San Diego Regional Chamber of Commerce policy coordinator Mike Nagy, who was on a committee that reviewed the revised vacant-property ordinance, said that among other issues, an expanded definition of what constitutes an abandoned property could be a slippery slope. He used Pernicano’s as an example.
“Yes, the property owner’s not doing anything with it; however, he is keeping it to code—but it’s still considered an eyesore to some people. At what point do we start telling property owners, ‘We don’t like what you’re doing; it could be nicer’? At some point, it comes down to a property-rights issue.”
Both the property-value-protection ordinance (PVPO) and the revised vacant-property ordinance were given a side-by-side comparison at a meeting of the City Council’s Land Use and Housing Committee last week. Sherri Lightner, the committee’s chair, said more information’s needed about what the PVPO will cost and how other cities have implemented theirs. She asked the City Council’s Independent Budget Analyst to report back in January.
Like Vacchi, Lightner questioned whether the PVPO could be more targeted.
“Conceivably, [we could] identify zip codes that have a high foreclosure rate,” she said. She’d also like to see residents be more proactive with complaints, which, in turn, could further underscore the need for additional code-enforcement resources.

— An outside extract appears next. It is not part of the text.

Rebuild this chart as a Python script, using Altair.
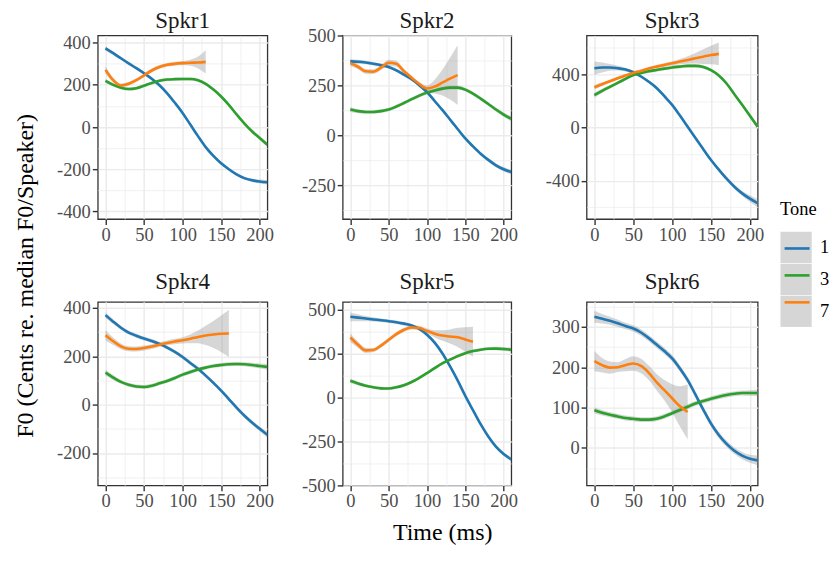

“It may be something where we have workshops for the community,” on filing complaints, Lightner said, “and then just draw attention to it until it’s taken care of.”
As Gloria emphasized at the committee meeting, without additional resources for code enforcement, simply filing a complaint doesn’t solve the problem, as was evident with a foreclosed property behind his City Heights condo.
“There were squatters, prostitution and drug dealing,” he said. “I’m a City Council member and I couldn’t get it solved for months and months and months.”